Yet another day goes by. You find yourself in the same spot on the couch, looking over at your partner and wondering how you got here.
Is this even the right relationship for me? How do other couples make it look so easy?
You scroll through social media examining all your friends’ posts about the wonderful things their partners do for them. Your partner doesn’t even make eye contact when talking. And yet, there you are – posting your own “update” stating “spending quality time with my partner. Great way to end the day!”
Wow. Something has to change. You can’t go on like this. But where do you begin? This is an internal dialogue many partners have. The relationship dynamics have somehow shifted and it’s not like it was when you first met. If you have children, this shift is even more intense.
By using the Gottman Method model and other effective modalities, we work with couples to help them reconnect and experience more feelings of “like it used to be” – and often even better.
Communication is increased and more effective. You have more motivation and enthusiasm to put into the relationship, so you feel more compassion and empathy towards your partner, even if they say or do something you don’t agree with or like. You can finally stop worrying about what other couples are doing and be more present in your own relationship.
Areas of Focus
We work with many couples where one partner is in recovery from alcoholism, substance use and/or an eating disorder. Our approach in these circumstances often focus on identification of these addictions as the “other person” in that partner’s life, and to learn ways to rebuild trust.
Is your partner not on board with going to couples counseling? Come on your own! We can tailor our approach to assist with making any necessary changes on your end. Sometimes exploring and setting new boundaries can help lead a person down a path of new goals and change.
More about the Gottman Method
The Gottman Method Couples Therapy is a research-based therapeutic model for facilitating couples therapy and was developed by Drs. John and Julie Gottman. Specific assessments and interventions are utilized to provide an individualized, yet structured approach to helping clients in making their relationships work.

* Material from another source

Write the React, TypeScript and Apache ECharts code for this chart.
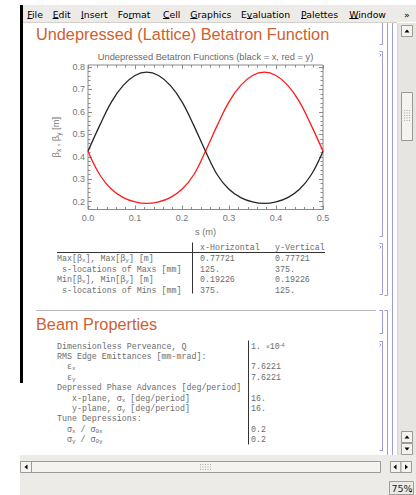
import React, { useEffect, useRef } from 'react';
import * as echarts from 'echarts';

// ---------------- data ----------------
const S_POSITIONS = [0, 0.025, 0.05, 0.075, 0.1, 0.125, 0.15, 0.175, 0.2, 0.225, 0.25, 0.275, 0.3, 0.325, 0.35, 0.375, 0.4, 0.425, 0.45, 0.475, 0.5];
const BETA_X = [0.425, 0.54, 0.645, 0.718, 0.762, 0.777, 0.762, 0.718, 0.645, 0.54, 0.425, 0.32, 0.255, 0.218, 0.199, 0.192, 0.199, 0.218, 0.255, 0.32, 0.425];
const BETA_Y = [0.425, 0.32, 0.255, 0.218, 0.199, 0.192, 0.199, 0.218, 0.255, 0.32, 0.425, 0.54, 0.645, 0.718, 0.762, 0.777, 0.762, 0.718, 0.645, 0.54, 0.425];

const Y_MAJOR_TICKS = [0.2, 0.3, 0.4, 0.5, 0.6, 0.7, 0.8];
const Y_MINOR_TICKS = [0.18, 0.22, 0.24, 0.26, 0.28, 0.32, 0.34, 0.36, 0.38, 0.42, 0.44, 0.46, 0.48, 0.52, 0.54, 0.56, 0.58, 0.62, 0.64, 0.66, 0.68, 0.72, 0.74, 0.76, 0.78];

const MENU_ITEMS = ['File', 'Edit', 'Insert', 'Format', 'Cell', 'Graphics', 'Evaluation', 'Palettes', 'Window'];

const SECTION_TITLE_1 = 'Undepressed (Lattice) Betatron Function';
const SECTION_TITLE_2 = 'Beam Properties';
const PLOT_TITLE = 'Undepressed Betatron Functions (black = x, red = y)';

const TABLE_HEADERS = ['x-Horizontal', 'y-Vertical'];
const TABLE_ROW_LABELS = ['Max[β{s|x}], Max[β{s|y}] [m]', ' s-locations of Maxs [mm]', 'Min[β{s|x}], Min[β{s|y}] [m]', ' s-locations of Mins [mm]'];
const TABLE_X_VALUES = ['0.77721', '125.', '0.19226', '375.'];
const TABLE_Y_VALUES = ['0.77721', '375.', '0.19226', '125.'];

const BEAM_LABELS = [
  'Dimensionless Perveance, Q',
  'RMS Edge Emittances [mm-mrad]:',
  '  ε{s|x}',
  '  ε{s|y}',
  'Depressed Phase Advances [deg/period]',
  '   x-plane, σ{s|x} [deg/period]',
  '   y-plane, σ{s|y} [deg/period]',
  'Tune Depressions:',
  '  σ{s|x} / σ{s|0x}',
  '  σ{s|y} / σ{s|0y}',
];
const BEAM_VALUES = ['1. {m|×}10{p|-4}', '', '7.6221', '7.6221', '', '16.', '16.', '', '0.2', '0.2'];

// ---------------- styling ----------------
const ORANGE = '#cf5f2f';
const BRACKET = '#9c9cd8';
const MONO = 'Liberation Mono';
const SANS = 'Liberation Sans';
const UI = 'DejaVu Sans';
const UI_BG = '#edebe8';
const MONO_GRAY = '#6c6c6c';

function buildGraphics(): any[] {
  const G: any[] = [];
  const rect = (x: number, y: number, w: number, h: number, fill: string, stroke?: string) =>
    G.push({ type: 'rect', silent: true, shape: { x, y, width: w, height: h }, style: { fill, stroke: stroke || null, lineWidth: stroke ? 1 : 0 } });
  const line = (x1: number, y1: number, x2: number, y2: number, stroke: string, lw = 1) =>
    G.push({ type: 'line', silent: true, shape: { x1, y1, x2, y2 }, style: { stroke, lineWidth: lw } });
  const poly = (points: number[][], fill: string) =>
    G.push({ type: 'polygon', silent: true, shape: { points }, style: { fill } });
  const text = (x: number, y: number, t: string, o: any = {}) =>
    G.push({
      type: 'text', silent: true, x, y,
      style: {
        text: t, fill: o.fill || '#000', fontSize: o.size || 10, fontFamily: o.family || SANS,
        align: o.align || 'left', verticalAlign: 'middle', rich: o.rich, lineHeight: o.lineHeight,
      },
    });

  // menu bar
  rect(23, 5, 393, 17, UI_BG);
  line(23, 22.5, 397, 22.5, '#d4d1cc');
  rect(20, 5, 3, 378, '#000');
  const menuX = [27.3, 52.7, 81, 117.7, 163, 190.3, 241, 301, 349.3];
  const ul: number[][] = [[0, 5.3], [0, 5.9], [0, 2.7], [11, 3.8], [0, 6.5], [0, 7.2], [5.9, 5.5], [0, 5.6], [0, 9.2]];
  MENU_ITEMS.forEach((m, i) => {
    text(menuX[i], 14.1, m, { family: UI, size: 9.3, fill: '#000' });
    line(menuX[i] + ul[i][0], 18.5, menuX[i] + ul[i][0] + ul[i][1], 18.5, '#000');
  });
  text(404, 14.1, '»', { family: UI, size: 9.3, fill: '#000' });

  // vertical scrollbar
  rect(397, 23, 19, 432, '#e7e5e1');
  line(397.5, 23, 397.5, 455, '#d6d3ce');
  const btn = (x: number, y: number, w: number, h: number) => rect(x, y, w, h, '#f4f3f1', '#9d9a95');
  btn(401.5, 25.5, 11, 11);
  poly([[404.5, 32.5], [409.5, 32.5], [407, 29.5]], '#000');
  btn(401.5, 92.5, 11, 48);
  for (let r = 0; r < 5; r++) for (let c = 0; c < 3; c++) rect(404 + c * 2.5, 110 + r * 2.5, 1, 1, '#a8a6a2');
  btn(401.5, 431.5, 11, 11);
  poly([[404.5, 438.5], [409.5, 438.5], [407, 435.5]], '#000');
  btn(401.5, 443.5, 11, 11);
  poly([[404.5, 447.5], [409.5, 447.5], [407, 450.5]], '#000');

  // bottom area
  rect(20, 455, 396, 40, UI_BG);
  btn(20.5, 461.5, 360, 11);
  line(31.5, 461.5, 31.5, 472.5, '#9d9a95');
  poly([[24.5, 467], [27.5, 464.5], [27.5, 469.5]], '#000');
  for (let r = 0; r < 3; r++) for (let c = 0; c < 5; c++) rect(200 + c * 2.5, 464 + r * 2.5, 1, 1, '#b0aeaa');
  btn(390.5, 461.5, 10.5, 11);
  poly([[393.5, 467], [396.5, 464.5], [396.5, 469.5]], '#000');
  btn(401, 461.5, 10.5, 11);
  poly([[408, 467], [405, 464.5], [405, 469.5]], '#000');
  rect(389.5, 481.5, 24, 13, UI_BG, '#a09d98');
  text(391.5, 488, '75%', { family: UI, size: 9.5, fill: '#222' });
  poly([[409.5, 491], [412, 491], [410.75, 492.6]], '#000');

  // cell brackets
  line(392.5, 23, 392.5, 455, BRACKET);
  line(387.5, 23, 387.5, 295.5, BRACKET);
  line(384.5, 295.5, 387.5, 295.5, BRACKET);
  line(387.5, 310.5, 387.5, 455, BRACKET);
  line(384.5, 310.5, 387.5, 310.5, BRACKET);
  const cells: [number, number, boolean, boolean][] = [
    [23, 44.5, false, false], [51.5, 236.5, true, true], [243.5, 294.5, true, true], [310.5, 333.5, true, false], [341.5, 450.5, true, true],
  ];
  cells.forEach(([a, b, top, out]) => {
    line(382.5, a, 382.5, b, BRACKET);
    line(379.5, b, 382.5, b, BRACKET);
    if (top) line(379.5, a, 382.5, a, BRACKET);
    if (out) G.push({ type: 'polyline', silent: true, shape: { points: [[379.5, a + 2], [381, a + 3.5], [379.5, a + 5]] }, style: { stroke: BRACKET, lineWidth: 1, fill: null } });
  });

  // section titles
  text(36, 34.3, SECTION_TITLE_1, { size: 16.3, fill: ORANGE });
  line(36, 310.5, 376, 310.5, '#b8b8b8');
  text(36, 324.3, SECTION_TITLE_2, { size: 16.3, fill: ORANGE });

  // plot title
  text(205.5, 57, PLOT_TITLE, { size: 9.3, fill: '#6a6a6a', align: 'center' });

  // table 1
  const monoRich = {
    s: { fontSize: 6, fontFamily: MONO, fill: MONO_GRAY, verticalAlign: 'bottom' },
  };
  const mono = { family: MONO, size: 8.3, fill: MONO_GRAY, rich: monoRich, lineHeight: 10 };
  text(200, 247, TABLE_HEADERS[0], mono);
  text(275, 247, TABLE_HEADERS[1], mono);
  line(57, 252.5, 325, 252.5, '#333');
  line(192.5, 242.5, 192.5, 293.5, '#333');
  const rowY1 = [258.3, 269.2, 279.8, 290.3];
  TABLE_ROW_LABELS.forEach((l, i) => {
    text(57, rowY1[i], l, mono);
    text(200, rowY1[i], TABLE_X_VALUES[i], mono);
    text(275, rowY1[i], TABLE_Y_VALUES[i], mono);
  });

  // beam table
  const rowY2 = [346.7, 356.7, 366.7, 377.2, 387.7, 398.2, 408.3, 418.9, 429.3, 439.3];
  line(248.5, 340.5, 248.5, 444.5, '#333');
  const valRich = {
    s: monoRich.s,
    m: { fontSize: 6.5, fontFamily: SANS, fill: MONO_GRAY },
    p: { fontSize: 5.5, fontFamily: SANS, fill: MONO_GRAY, verticalAlign: 'top' },
  };
  BEAM_LABELS.forEach((l, i) => {
    text(57, rowY2[i], l, mono);
    if (BEAM_VALUES[i]) text(251, rowY2[i], BEAM_VALUES[i], { ...mono, rich: valRich });
  });
  return G;
}

export default function App() {
  const ref = useRef<HTMLDivElement>(null);
  useEffect(() => {
    if (!ref.current) return;
    const chart = echarts.init(ref.current, undefined, { renderer: 'svg' });
    const axisGray = '#8a8a8a';
    const labelGray = '#757575';
    const yBase = {
      type: 'value', min: 0.165, max: 0.809,
      splitLine: { show: false }, axisLine: { show: false },
    };
    chart.setOption({
      animation: false,
      textStyle: { fontFamily: SANS },
      grid: { left: 88, top: 65, width: 235, height: 144.5, show: true, borderColor: axisGray, borderWidth: 1, backgroundColor: 'transparent' },
      xAxis: [
        {
          type: 'value', min: 0, max: 0.5, interval: 0.1, position: 'bottom',
          name: 's (m)', nameLocation: 'middle', nameGap: 18,
          nameTextStyle: { color: labelGray, fontSize: 9.3, fontFamily: SANS },
          axisLine: { show: false }, splitLine: { show: false },
          axisTick: { inside: true, length: 4, lineStyle: { color: axisGray } },
          minorTick: { show: true, splitNumber: 5, length: 2.5, lineStyle: { color: axisGray } },
          axisLabel: { color: labelGray, fontSize: 9, margin: 4, formatter: (v: number) => v.toFixed(1) },
        },
        {
          type: 'value', min: 0, max: 0.5, interval: 0.1, position: 'top',
          axisLine: { show: false }, splitLine: { show: false },
          axisTick: { inside: true, length: 4, lineStyle: { color: axisGray } },
          minorTick: { show: true, splitNumber: 5, length: 2.5, lineStyle: { color: axisGray } },
          axisLabel: { show: false },
        },
      ],
      yAxis: [
        {
          ...yBase, position: 'left',
          name: '{b|β}{s|x}{b| , β}{s|y}{b| [m]}', nameLocation: 'middle', nameGap: 20, nameRotate: 90,
          nameTextStyle: {
            color: labelGray,
            rich: {
              b: { fontSize: 9.3, color: labelGray, lineHeight: 12, fontFamily: SANS },
              s: { fontSize: 6.5, color: labelGray, verticalAlign: 'bottom', fontFamily: SANS },
            },
          },
          axisTick: { inside: true, length: 4, customValues: Y_MAJOR_TICKS, lineStyle: { color: axisGray } },
          axisLabel: { color: labelGray, fontSize: 9, margin: 3, customValues: Y_MAJOR_TICKS, formatter: (v: number) => v.toFixed(1) },
        },
        {
          ...yBase, position: 'left',
          axisTick: { inside: true, length: 2.5, customValues: Y_MINOR_TICKS, lineStyle: { color: axisGray } },
          axisLabel: { show: false },
        },
        {
          ...yBase, position: 'right',
          axisTick: { inside: true, length: 4, customValues: Y_MAJOR_TICKS, lineStyle: { color: axisGray } },
          axisLabel: { show: false },
        },
        {
          ...yBase, position: 'right',
          axisTick: { inside: true, length: 2.5, customValues: Y_MINOR_TICKS, lineStyle: { color: axisGray } },
          axisLabel: { show: false },
        },
      ],
      series: [
        {
          name: 'βy', type: 'line', xAxisIndex: 0, yAxisIndex: 0, smooth: 0.4, symbol: 'none',
          lineStyle: { color: '#ff1a1a', width: 1.3 },
          data: S_POSITIONS.map((s, i) => [s, BETA_Y[i]]),
        },
        {
          name: 'βx', type: 'line', xAxisIndex: 0, yAxisIndex: 0, smooth: 0.4, symbol: 'none',
          lineStyle: { color: '#262626', width: 1.3 },
          data: S_POSITIONS.map((s, i) => [s, BETA_X[i]]),
        },
      ],
      graphic: { elements: buildGraphics() },
    });
    return () => chart.dispose();
  }, []);
  return (
    <div style={{ position: 'absolute', left: 0, top: 0, width: 416, height: 495, background: '#fff' }}>
      <div ref={ref} style={{ width: 416, height: 495 }} />
    </div>
  );
}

The Gottmans’ began their research in the 1970’s through observation of couples’ interactions in their research lab. Along with a team of experts, they developed a coding system to determine what dynamics and characteristics let to sustained marriages, and what led to divorce. Using this knowledge, formal assessments and interventions were constructed and thoroughly researched to develop an extensive training program for therapists to use with the couples they see. As stated, the treatment plan is unique to each couple, however, the goals are centered around a basic core of all relationships, called the Sound Relationship House.